To do:
Transcribe the listing in full, excluding any pictures.

Information provided:
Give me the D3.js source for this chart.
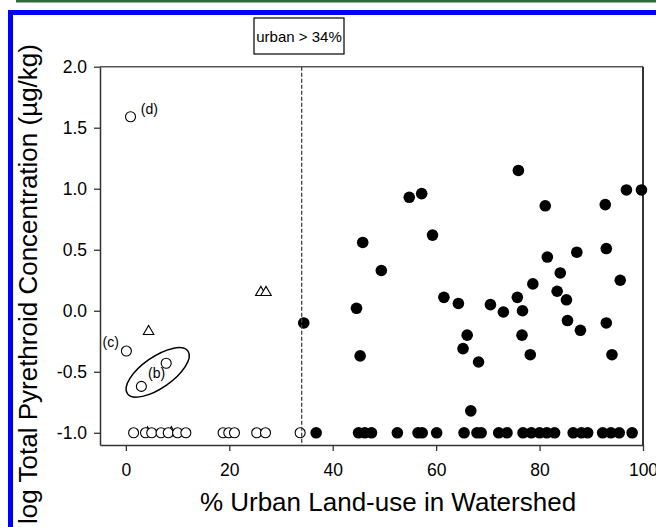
<!DOCTYPE html>
<html><head><meta charset="utf-8">
<script src="https://cdn.jsdelivr.net/npm/d3@7"></script>
<style>html,body{margin:0;padding:0;background:#fff;} svg{display:block}</style>
</head><body><svg id="c" width="656" height="527"></svg>
<script>
// ---- data ----
const xTicks = [0, 20, 40, 60, 80, 100];
const yTicks = [-1.0, -0.5, 0.0, 0.5, 1.0, 1.5, 2.0];
const threshold = 34;
const thresholdLabel = "urban > 34%";
const xLabel = "% Urban Land-use in Watershed";
const yLabel = "log Total Pyrethroid Concentration (µg/kg)";

// open circles (urban <= 34%)
const openX = [1.5, 3.8, 5.0, 6.8, 8.2, 10.0, 11.6, 18.8, 19.9, 21.0, 25.3, 27.0, 33.7, 0.9, 0.1, 3.0, 7.8];
const openY = [-1, -1, -1, -1, -1, -1, -1, -1, -1, -1, -1, -1, -1, 1.59, -0.33, -0.62, -0.43];
// open triangles
const triX = [4.2, 8.8, 4.4, 26.1, 27.1];
const triY = [-1, -1, -0.17, 0.15, 0.15];
// filled circles (urban > 34%)
const filledX = [34.4, 45.8, 44.6, 45.3, 49.4, 54.8, 57.2, 59.3, 61.5, 64.3, 66.0, 65.2, 68.2, 66.7,
  70.5, 73.0, 75.7, 75.9, 76.7, 76.6, 78.2, 78.7, 81.1, 81.5, 83.4, 84.0, 85.2, 85.4, 87.2, 87.9,
  92.7, 92.9, 92.9, 94.0, 95.6, 96.8, 99.7,
  36.8, 45.0, 46.2, 47.5, 52.5, 56.5, 57.3, 60.1, 65.4, 67.9, 68.7, 72.1, 73.7, 76.8, 78.4, 80.0,
  81.4, 82.9, 86.5, 88.1, 89.3, 92.2, 93.8, 95.4, 97.9];
const filledY = [-0.10, 0.56, 0.02, -0.37, 0.33, 0.93, 0.96, 0.62, 0.11, 0.06, -0.20, -0.31, -0.42, -0.82,
  0.05, -0.01, 0.11, 1.15, 0.00, -0.20, -0.36, 0.22, 0.86, 0.44, 0.16, 0.31, 0.09, -0.08, 0.48, -0.16,
  0.87, 0.51, -0.10, -0.36, 0.25, 0.99, 0.99,
  -1, -1, -1, -1, -1, -1, -1, -1, -1, -1, -1, -1, -1, -1, -1, -1,
  -1, -1, -1, -1, -1, -1, -1, -1, -1];
// annotations
const annoText = ["(d)", "(c)", "(b)"];
const annoX = [2.9, -4.5, 4.3];
const annoY = [1.61, -0.295, -0.555];
const ellipseCenter = [6.15, -0.505];

// ---- drawing ----
const svg = d3.select("#c");
const font = "'Liberation Sans', Arial, sans-serif";
const x = d3.scaleLinear().domain([-5, 100]).range([100, 643]);
const y = d3.scaleLinear().domain([-1.1, 2.0]).range([445, 66.7]);

// page decoration
svg.append("rect").attr("x", 16).attr("y", 0).attr("width", 640).attr("height", 2.5).attr("fill", "#2e6a3c");
svg.append("rect").attr("x", 8).attr("y", 10).attr("width", 648).attr("height", 5).attr("fill", "#0000ff");
svg.append("rect").attr("x", 8).attr("y", 10).attr("width", 5).attr("height", 517).attr("fill", "#0000ff");

// frame top/right
svg.append("line").attr("x1", 100).attr("x2", 643).attr("y1", 66.7).attr("y2", 66.7).attr("stroke", "#555").attr("stroke-width", 1.5);
svg.append("line").attr("x1", 643).attr("x2", 643).attr("y1", 66.7).attr("y2", 445).attr("stroke", "#333").attr("stroke-width", 2);

const gx = svg.append("g").attr("transform", "translate(0,445)")
  .call(d3.axisBottom(x).tickValues(xTicks).tickSize(6).tickSizeOuter(0).tickPadding(13).tickFormat(d => String(d)));
const gy = svg.append("g").attr("transform", "translate(100,0)")
  .call(d3.axisLeft(y).tickValues(yTicks).tickSize(6).tickSizeOuter(0).tickPadding(7).tickFormat(d => d.toFixed(1)));
[gx, gy].forEach(g => {
  g.selectAll("path.domain").attr("stroke", "#333").attr("stroke-width", 1.5);
  g.selectAll(".tick line").attr("stroke", "#333").attr("stroke-width", 1.3);
  g.selectAll("text").attr("font-family", font).attr("font-size", 17.5).attr("fill", "#000");
});

// threshold box
svg.append("rect").attr("x", 254).attr("y", 18).attr("width", 90).attr("height", 36)
  .attr("fill", "#fff").attr("stroke", "#000").attr("stroke-width", 1.2);
svg.append("text").attr("x", 299).attr("y", 41.5).attr("text-anchor", "middle")
  .attr("font-family", font).attr("font-size", 15).text(thresholdLabel);

// ellipse
svg.append("ellipse").attr("cx", 0).attr("cy", 0).attr("rx", 37).attr("ry", 15.5)
  .attr("transform", `translate(${x(ellipseCenter[0])},${y(ellipseCenter[1])}) rotate(-35)`)
  .attr("fill", "none").attr("stroke", "#000").attr("stroke-width", 1.5);

// triangles (drawn first, partly covered by circles)
svg.append("g").selectAll("path").data(triX.map((v, i) => [v, triY[i]])).join("path")
  .attr("d", d3.symbol(d3.symbolTriangle, 48))
  .attr("transform", d => `translate(${x(d[0])},${y(d[1])})`)
  .attr("fill", "#fff").attr("stroke", "#000").attr("stroke-width", 1.1);
// open circles
svg.append("g").selectAll("circle").data(openX.map((v, i) => [v, openY[i]])).join("circle")
  .attr("cx", d => x(d[0])).attr("cy", d => y(d[1])).attr("r", 5)
  .attr("fill", "#fff").attr("stroke", "#000").attr("stroke-width", 1.1);
// filled circles
svg.append("g").selectAll("circle").data(filledX.map((v, i) => [v, filledY[i]])).join("circle")
  .attr("cx", d => x(d[0])).attr("cy", d => y(d[1])).attr("r", 5.8).attr("fill", "#000");

// threshold dashed line (on top of markers)
svg.append("line").attr("x1", x(threshold)).attr("x2", x(threshold))
  .attr("y1", y(2.0)).attr("y2", y(-1.1))
  .attr("stroke", "#444").attr("stroke-width", 1.3).attr("stroke-dasharray", "4,2");

// annotations
svg.append("g").selectAll("text").data(annoText.map((t, i) => [t, annoX[i], annoY[i]])).join("text")
  .attr("x", d => x(d[1])).attr("y", d => y(d[2])).attr("font-family", font).attr("font-size", 14).text(d => d[0]);

// axis titles
svg.append("text").attr("x", 388).attr("y", 511).attr("text-anchor", "middle")
  .attr("font-family", font).attr("font-size", 26).text(xLabel);
svg.append("text").attr("transform", "translate(37,284) rotate(-90)").attr("text-anchor", "middle")
  .attr("font-family", font).attr("font-size", 26).text(yLabel);
</script></body></html>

Written response:
Give me the D3.js source for this chart.
<!DOCTYPE html>
<html><head><meta charset="utf-8">
<script src="https://cdn.jsdelivr.net/npm/d3@7"></script>
<style>html,body{margin:0;padding:0;background:#fff;} svg{display:block}</style>
</head><body><svg id="c" width="656" height="527"></svg>
<script>
// ---- data ----
const xTicks = [0, 20, 40, 60, 80, 100];
const yTicks = [-1.0, -0.5, 0.0, 0.5, 1.0, 1.5, 2.0];
const threshold = 34;
const thresholdLabel = "urban > 34%";
const xLabel = "% Urban Land-use in Watershed";
const yLabel = "log Total Pyrethroid Concentration (µg/kg)";

// open circles (urban <= 34%)
const openX = [1.5, 3.8, 5.0, 6.8, 8.2, 10.0, 11.6, 18.8, 19.9, 21.0, 25.3, 27.0, 33.7, 0.9, 0.1, 3.0, 7.8];
const openY = [-1, -1, -1, -1, -1, -1, -1, -1, -1, -1, -1, -1, -1, 1.59, -0.33, -0.62, -0.43];
// open triangles
const triX = [4.2, 8.8, 4.4, 26.1, 27.1];
const triY = [-1, -1, -0.17, 0.15, 0.15];
// filled circles (urban > 34%)
const filledX = [34.4, 45.8, 44.6, 45.3, 49.4, 54.8, 57.2, 59.3, 61.5, 64.3, 66.0, 65.2, 68.2, 66.7,
  70.5, 73.0, 75.7, 75.9, 76.7, 76.6, 78.2, 78.7, 81.1, 81.5, 83.4, 84.0, 85.2, 85.4, 87.2, 87.9,
  92.7, 92.9, 92.9, 94.0, 95.6, 96.8, 99.7,
  36.8, 45.0, 46.2, 47.5, 52.5, 56.5, 57.3, 60.1, 65.4, 67.9, 68.7, 72.1, 73.7, 76.8, 78.4, 80.0,
  81.4, 82.9, 86.5, 88.1, 89.3, 92.2, 93.8, 95.4, 97.9];
const filledY = [-0.10, 0.56, 0.02, -0.37, 0.33, 0.93, 0.96, 0.62, 0.11, 0.06, -0.20, -0.31, -0.42, -0.82,
  0.05, -0.01, 0.11, 1.15, 0.00, -0.20, -0.36, 0.22, 0.86, 0.44, 0.16, 0.31, 0.09, -0.08, 0.48, -0.16,
  0.87, 0.51, -0.10, -0.36, 0.25, 0.99, 0.99,
  -1, -1, -1, -1, -1, -1, -1, -1, -1, -1, -1, -1, -1, -1, -1, -1,
  -1, -1, -1, -1, -1, -1, -1, -1, -1];
// annotations
const annoText = ["(d)", "(c)", "(b)"];
const annoX = [2.9, -4.5, 4.3];
const annoY = [1.61, -0.295, -0.555];
const ellipseCenter = [6.15, -0.505];

// ---- drawing ----
const svg = d3.select("#c");
const font = "'Liberation Sans', Arial, sans-serif";
const x = d3.scaleLinear().domain([-5, 100]).range([100, 643]);
const y = d3.scaleLinear().domain([-1.1, 2.0]).range([445, 66.7]);

// page decoration
svg.append("rect").attr("x", 16).attr("y", 0).attr("width", 640).attr("height", 2.5).attr("fill", "#2e6a3c");
svg.append("rect").attr("x", 8).attr("y", 10).attr("width", 648).attr("height", 5).attr("fill", "#0000ff");
svg.append("rect").attr("x", 8).attr("y", 10).attr("width", 5).attr("height", 517).attr("fill", "#0000ff");

// frame top/right
svg.append("line").attr("x1", 100).attr("x2", 643).attr("y1", 66.7).attr("y2", 66.7).attr("stroke", "#555").attr("stroke-width", 1.5);
svg.append("line").attr("x1", 643).attr("x2", 643).attr("y1", 66.7).attr("y2", 445).attr("stroke", "#333").attr("stroke-width", 2);

const gx = svg.append("g").attr("transform", "translate(0,445)")
  .call(d3.axisBottom(x).tickValues(xTicks).tickSize(6).tickSizeOuter(0).tickPadding(13).tickFormat(d => String(d)));
const gy = svg.append("g").attr("transform", "translate(100,0)")
  .call(d3.axisLeft(y).tickValues(yTicks).tickSize(6).tickSizeOuter(0).tickPadding(7).tickFormat(d => d.toFixed(1)));
[gx, gy].forEach(g => {
  g.selectAll("path.domain").attr("stroke", "#333").attr("stroke-width", 1.5);
  g.selectAll(".tick line").attr("stroke", "#333").attr("stroke-width", 1.3);
  g.selectAll("text").attr("font-family", font).attr("font-size", 17.5).attr("fill", "#000");
});

// threshold box
svg.append("rect").attr("x", 254).attr("y", 18).attr("width", 90).attr("height", 36)
  .attr("fill", "#fff").attr("stroke", "#000").attr("stroke-width", 1.2);
svg.append("text").attr("x", 299).attr("y", 41.5).attr("text-anchor", "middle")
  .attr("font-family", font).attr("font-size", 15).text(thresholdLabel);

// ellipse
svg.append("ellipse").attr("cx", 0).attr("cy", 0).attr("rx", 37).attr("ry", 15.5)
  .attr("transform", `translate(${x(ellipseCenter[0])},${y(ellipseCenter[1])}) rotate(-35)`)
  .attr("fill", "none").attr("stroke", "#000").attr("stroke-width", 1.5);

// triangles (drawn first, partly covered by circles)
svg.append("g").selectAll("path").data(triX.map((v, i) => [v, triY[i]])).join("path")
  .attr("d", d3.symbol(d3.symbolTriangle, 48))
  .attr("transform", d => `translate(${x(d[0])},${y(d[1])})`)
  .attr("fill", "#fff").attr("stroke", "#000").attr("stroke-width", 1.1);
// open circles
svg.append("g").selectAll("circle").data(openX.map((v, i) => [v, openY[i]])).join("circle")
  .attr("cx", d => x(d[0])).attr("cy", d => y(d[1])).attr("r", 5)
  .attr("fill", "#fff").attr("stroke", "#000").attr("stroke-width", 1.1);
// filled circles
svg.append("g").selectAll("circle").data(filledX.map((v, i) => [v, filledY[i]])).join("circle")
  .attr("cx", d => x(d[0])).attr("cy", d => y(d[1])).attr("r", 5.8).attr("fill", "#000");

// threshold dashed line (on top of markers)
svg.append("line").attr("x1", x(threshold)).attr("x2", x(threshold))
  .attr("y1", y(2.0)).attr("y2", y(-1.1))
  .attr("stroke", "#444").attr("stroke-width", 1.3).attr("stroke-dasharray", "4,2");

// annotations
svg.append("g").selectAll("text").data(annoText.map((t, i) => [t, annoX[i], annoY[i]])).join("text")
  .attr("x", d => x(d[1])).attr("y", d => y(d[2])).attr("font-family", font).attr("font-size", 14).text(d => d[0]);

// axis titles
svg.append("text").attr("x", 388).attr("y", 511).attr("text-anchor", "middle")
  .attr("font-family", font).attr("font-size", 26).text(xLabel);
svg.append("text").attr("transform", "translate(37,284) rotate(-90)").attr("text-anchor", "middle")
  .attr("font-family", font).attr("font-size", 26).text(yLabel);
</script></body></html>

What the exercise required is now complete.